I also wouldn't put resistors on the RGB lines either. You're *supposed* to as dictated by the purists, bringing the ST's 1v signals down to 0.7v. But in experience it just creates ghosting around text and alike. On older televisions it does not do this, but certainly on the 3 modern LCDs I've tried it does. Removing the resistors limits this. Just turn the brightness down a bit to compensate.
There are some modern televisions out there where the ST doesn't work at all, along with other computers of the age. The sync signals that they generate are not *digitally* perfect as it were. On an older analogue electronics (not digital chips doing the signal processing) style television this isn't a problem.

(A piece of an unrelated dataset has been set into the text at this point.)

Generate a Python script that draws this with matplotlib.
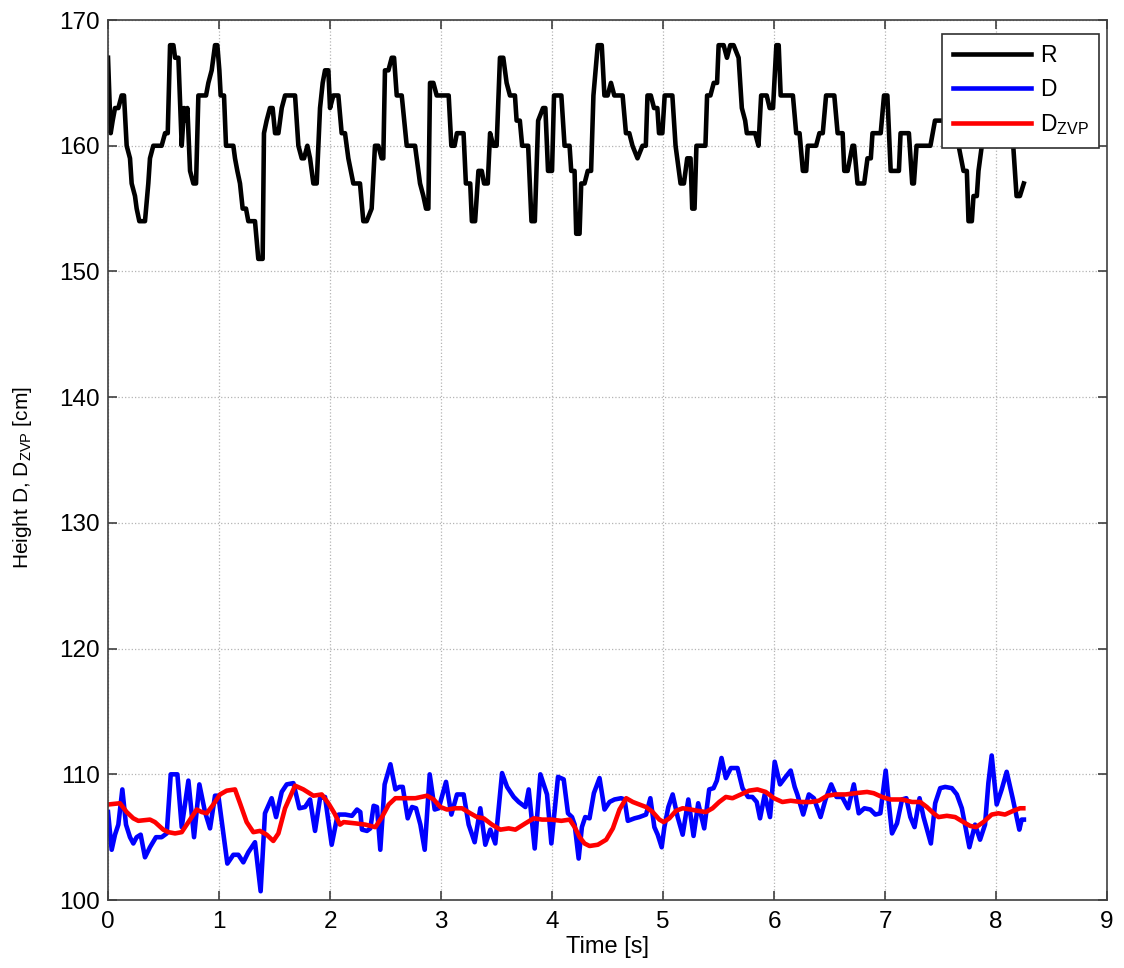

Modern consoles and alike output completely standard without tolerance signals, they're standard A1 perfect.
The analagy I've always used is like the difference between an audio signal going to your headphones, and the digital output dat stream from a CD player. Today's equipment is almost totally intolerant of variations. Which is why the consoles output signals are generated precisely by specialist chips, where as the older computers go through a few resistors and capacitors via some old chips that were cheap at the time yet did the job.